I'm sure there is more than one way to accomplish this. This is just an example. You may wish to also review the relevant section of the nvcc manual and also review the examples.
EDIT: I tested this under cuda 5.5 RC, and the final application link step complained about not finding the cudart lib (warning: libcudart.so.5.5., needed by ./libtest.so, not found
).

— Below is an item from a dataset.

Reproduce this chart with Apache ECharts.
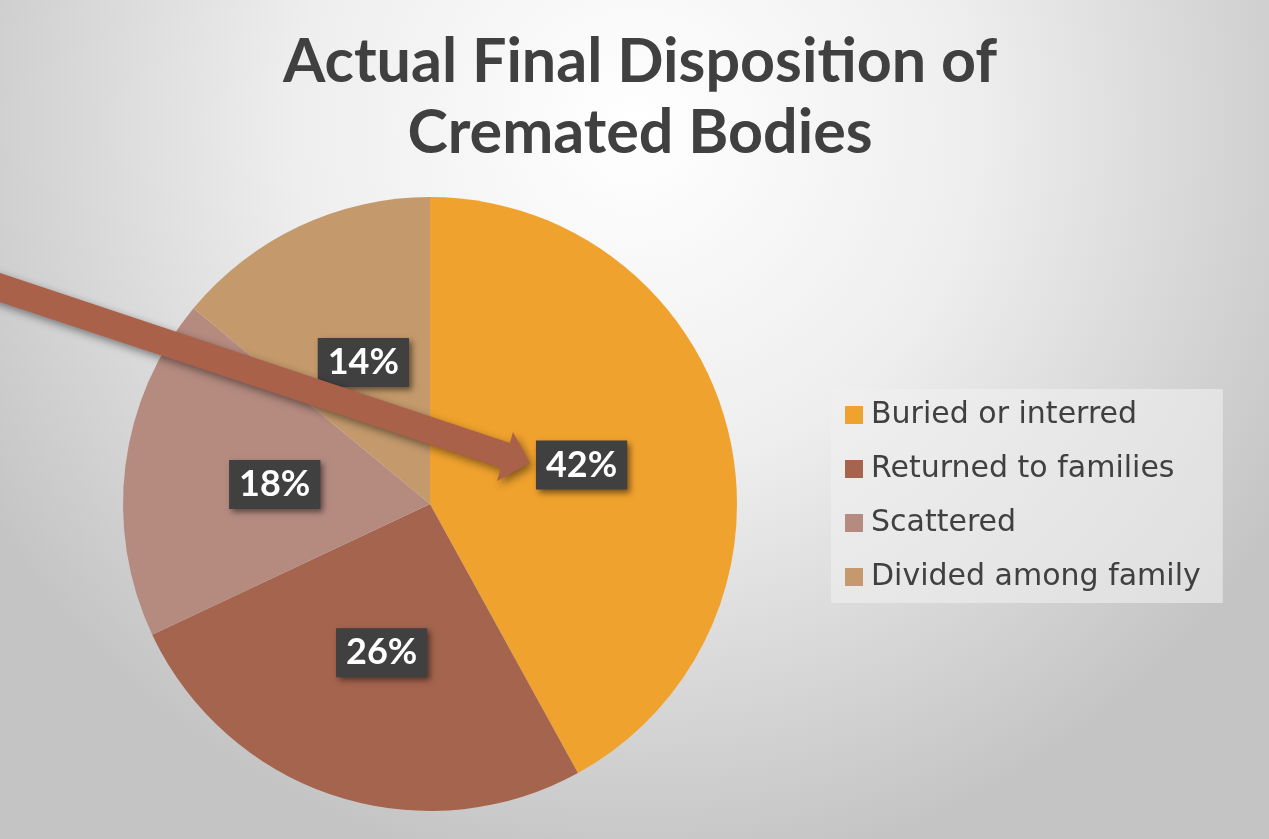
<!DOCTYPE html>
<html><head><meta charset="utf-8">
<script src="https://cdn.jsdelivr.net/npm/echarts@6/dist/echarts.min.js"></script>
<style>html,body{margin:0;padding:0;}#c{width:1269px;height:839px;}</style>
</head><body><div id="c"></div>
<script>
const categories = ['Buried or interred', 'Returned to families', 'Scattered', 'Divided among family'];
const values = [42, 26, 18, 14];
const colors = ['#F0A22E', '#A5644E', '#B58B80', '#C49A6C'];

const chart = echarts.init(document.getElementById('c'));
chart.setOption({
  backgroundColor: {
    type: 'radial', x: 0.5, y: 0.15, r: 0.9,
    colorStops: [{offset: 0, color: '#ffffff'}, {offset: 0.45, color: '#eeeeee'}, {offset: 1, color: '#c4c4c4'}]
  },
  title: {
    text: 'Actual Final Disposition of\nCremated Bodies',
    left: 635, top: 22, textAlign: 'center',
    textStyle: {fontFamily: 'Lato', fontWeight: 'bold', fontSize: 61, lineHeight: 71, color: '#404040'}
  },
  legend: {
    orient: 'vertical', left: 831, top: 389,
    padding: [10, 22, 10, 14],
    backgroundColor: 'rgba(240,240,240,0.6)',
    itemWidth: 18, itemHeight: 18, itemGap: 22, icon: 'rect',
    textStyle: {fontFamily: 'DejaVu Sans', fontSize: 30, lineHeight: 32, color: '#404040', padding: [0, 0, 0, 3]},
    data: categories
  },
  graphic: [{
    type: 'polygon',
    z: 100,
    shape: {points: [[-10, 269.7], [510, 443], [513, 432], [530, 463], [497, 481], [501, 468], [-10, 298.6]]},
    style: {fill: '#A9614A', shadowBlur: 8, shadowColor: 'rgba(0,0,0,0.45)', shadowOffsetX: 3, shadowOffsetY: 4}
  }],
  series: [{
    type: 'pie',
    center: [430, 504], radius: 307,
    startAngle: 90, clockwise: true,
    label: {
      show: true, position: 'inside',
      formatter: p => p.value + '%',
      fontFamily: 'Lato', fontWeight: 'bold', fontSize: 36, color: '#ffffff',
      backgroundColor: '#404040', padding: [7, 10, 6, 10],
      shadowBlur: 6, shadowColor: 'rgba(0,0,0,0.5)', shadowOffsetX: 3, shadowOffsetY: 3
    },
    labelLine: {show: false},
    emphasis: {disabled: true},
    itemStyle: {borderWidth: 0},
    data: categories.map((c, i) => ({name: c, value: values[i], itemStyle: {color: colors[i]}}))
  }]
});
</script></body></html>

However the following relatively simple modification (example Makefile) should work under either cuda 5.0 or cuda 5.5.
Makefile:
testmain : main.cpp libtest.so
g++ -c main.cpp
g++ -o testmain -L. -ldl -Wl,-rpath,. -ltest -L/usr/local/cuda/lib64 -lcudart main.o
libtest.so : link.o
g++ -shared -Wl,-soname,libtest.so -o libtest.so test1.o test2.o link.o -L/usr/local/cuda/lib64 -lcudart
link.o : test1.cu test2.cu test1.h test2.h
nvcc -m64 -arch=sm_20 -dc -Xcompiler '-fPIC' test1.cu test2.cu
nvcc -m64 -arch=sm_20 -Xcompiler '-fPIC' -dlink test1.o test2.o -o link.o
clean :
rm -f testmain test1.o test2.o link.o libtest.so main.o